25th May 2018 is not too far considering the criticality of the task and the need to check and double check whether the companies are on the right track.

Indian Companies get exposed to GDPR firstly through their data processing contracts and secondly through their own activities. The data processing contracts are expected to have performance requirements meeting the standards of GDPR and also an indemnity to compensate the vendor company for losses arising out of non compliance. If the Indian Company is directly operating in EU then it is directly exposed to the compliance requirements through its office in the EU.

Additionally, we expect that India will have its own Data Protection Act by 25th May 2018 which will impose responsibilities similar to GDPR and will also endorse the need to uphold the contractual obligations as if it is a legal obligation in India. This provision already exists in ITA 2000/8 and with or without a reiteration in the new proposed Indian Data Protection Act, the agreement with an international vendor to comply with GDPR becomes a statutory obligation under ITA 2000/8 also.

It is in this context that we need to take a serious look at two of the Articles of GDPR and understand how GDPR may apply to Indian Companies.

The first article that we need to observe closely is Article 3, which is on Territorial Scope of GDPR.

The Article states as follows.

Article 3: Territorial scope

1. This Regulation applies to the processing of personal data in the context of the activities of an establishment of a controller or a processor in the Union, regardless of whether the processing takes place in the Union or not.

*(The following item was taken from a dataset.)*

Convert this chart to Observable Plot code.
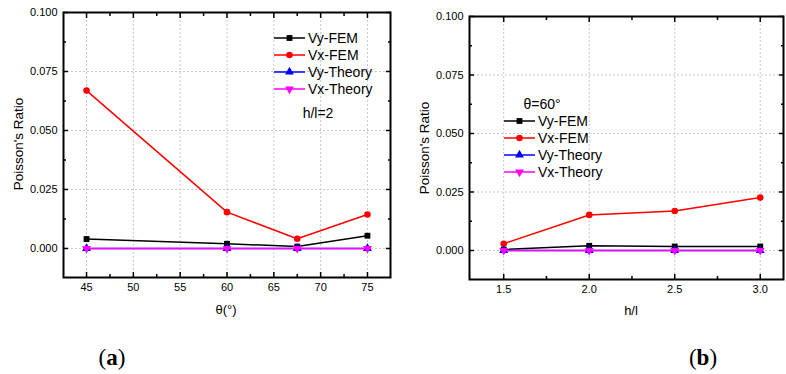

2. This Regulation applies to the processing of personal data of data subjects who are in the Union by a controller or processor not established in the Union, where the processing activities are related to:

(a) the offering of goods or services, irrespective of whether a payment of the data subject is required, to such data subjects in the Union; or

(b) the monitoring of their behaviour as far as their behaviour takes place within the Union.

3. This Regulation applies to the processing of personal data by a controller not established in the Union, but in a place where Member State law applies by virtue of public international law.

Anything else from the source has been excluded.